La réciprocité de cette relation symbolique entre le peuple et l’homme célèbre établit une sorte d’osmose qui conduit chez Jackson à une définition rigide des identités et façonne un univers figé et manichéen. Le monde se divise ainsi en deux catégories : ceux qui reconnaissent ses mérites et les autres. Jackson avait déclaré un jour : ‘“It is true in politics as morals, that those who are not for us are against us”’ (cité par Goldman, 1970 : 362). Marvin Meyers , dans son ouvrage classique sur l’idéologie jacksonienne, confirme la portée de cette déclaration :

‘His blunt words and acts assumed the character of moral gestures which forced men to declare themselves, for or against. The movement we have come to call Jacksonian Democracy borrowed more than a powerful name; it projected into politics a fighting image of the man who would save the republic from its enemies (1957 : 2).

C’est le souci de perpétuer et de faire fructifier cet héritage qui le mena toute sa vie. Il se considérait redevable des souffrances subies par les révolutionnaires ( il avait lui-même été maltraité par les Anglais, mais il avait survécu) et se sentait investi du devoir de conserver et de protéger les privilèges si chèrement acquis 42 (Ward, 1955 : 112).

Sa conscience de soi l’inscrivait comme dépositaire de valeurs que son époque tendait à occulter pour d’autres plus adéquates à la modernité 43. Cette vision du monde s’opposerait radicalement à celle définie par le parti Whig d’Henry Clay, selon la thèse de Lawrence F. Kohl, (1989) qui consiste à comparer la définition des relations humaines présentée aux électeurs par les deux partis politiques dominants de l’époque. Kohl fonde son analyse psycho-sociale sur les caractères sociaux définis par David Riesman , dans son ouvrage classique, The Lonely Crowd (1961) 44. Le parti de Jackson serait resté attaché à une société traditionnelle fondée sur les rapports communautaires, voire claniques, tandis que les Whigs auraient intégré l’individualisme montant de la période, caractérisé par des relations sociales impersonnelles et centrées sur l’individu (Kohl, 1989 : 6). La conscience de soi jugeait le monde émergeant comme dangereux et contraire aux principes de l’Amérique :

‘In nineteenth century America, there were few who could not understand selfish materialism and a lust for power and status as the motives behind men’s actions.
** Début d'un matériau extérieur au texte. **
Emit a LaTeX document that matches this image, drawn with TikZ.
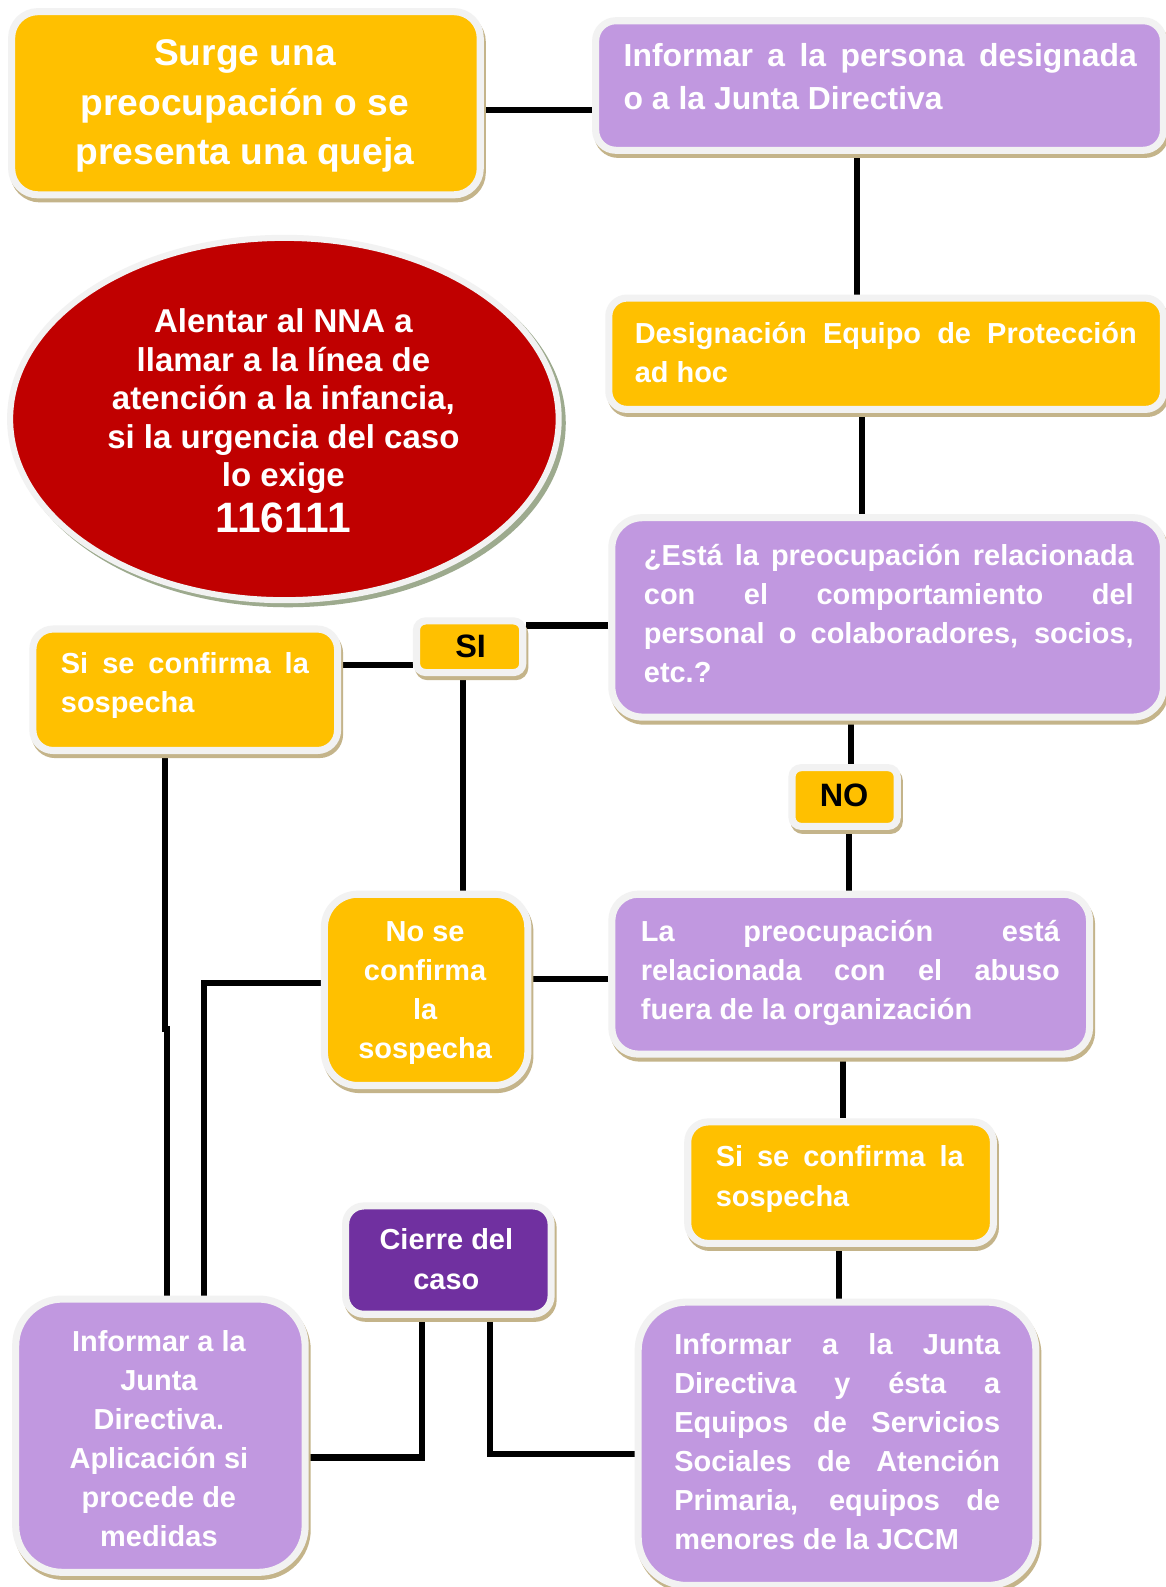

Just as important, the Jacksonian interpretation saw the increasing size, complexity, and centralization of society as unnecessary. Jacksonians pictured an America in which urbanization would be limited, government and institutions small, wealth widely and relatively evenly distributed, and men’s relations simple and natural (Kohl, 1989 : 52).

La thèse de Kohl est l’héritière du renversement de tendance historiographique (opéré notamment par Lee Benson (1962) qui voyait auparavant les Jacksoniens comme des chantres du progrès et les Whigs comme des réactionnaires (Schlesinger, Jr., 1945) 45. Il est certain que Jackson lui-même était sensible à ces aspects du développement américain, comme on pourra le voir dans les études consacrées à ses affaires et à l’éducation des enfants, notamment 46. Son identité personnelle consistait à résister à un extérieur qu’il jugeait faux et hostile tout en poursuivant une vision du monde imperméable au doute et à la remise en question. Dans ce combat contre des forces titanesques, Jackson se construisit un personnage mythique dont il s’employa toute sa vie à forger l’existence dans son expérience personnelle.

Notes
42.

Voici un extrait de discours adressé à ses soldats en 1809 : “Your [General? Governor?] is confidant, from the patriotism displayed on a late meeting in Nashville, that it is only necessary to say to our fellow citizen and soldiers, that our rights are invaded our liberties endangered, that our common country requires their services—to see them like a band of brothers pressing forward into the ranks to Defend the rights liberties and independence, so dearly Bot. and Bequeathed to us by our Forefathers” (Bassett, I : 195).

43.

“Since the Jacksonian rank and file felt constricted in their own lives, the heroes of the party were those who appeared to be breakers of bonds. They glorified Jefferson, whose Declaration of Independence was a document that clearly burst old bonds [...] Only Andrew Jackson, who at New Orleans had liberated Americans from English influence, could have burst this new web of influence and interest. Jackson willingly accepted his role as “the second Jefferson,” and three of the greatest Democratic measures of the period—the destruction of the Bank of the United States, the creation of the independent Treasury, and the passage of the Walker Tariff—were each hailed by Jackson’s followers as a Second Declaration of Independence” (Kohl, 1989 : 33-34).

44.

Voir également les liens de la thèse de Kohl avec celle de Meyers (1955).

45.

Concernant la question historiographique du traitement de la période jacksonienne et de la manière dont les historiens ont caractérisé l’ère de Jackson, voir Feller (1990 : 135-161).

46.

Voir “Andrew Jackson et la paternité” (IV : 302-330).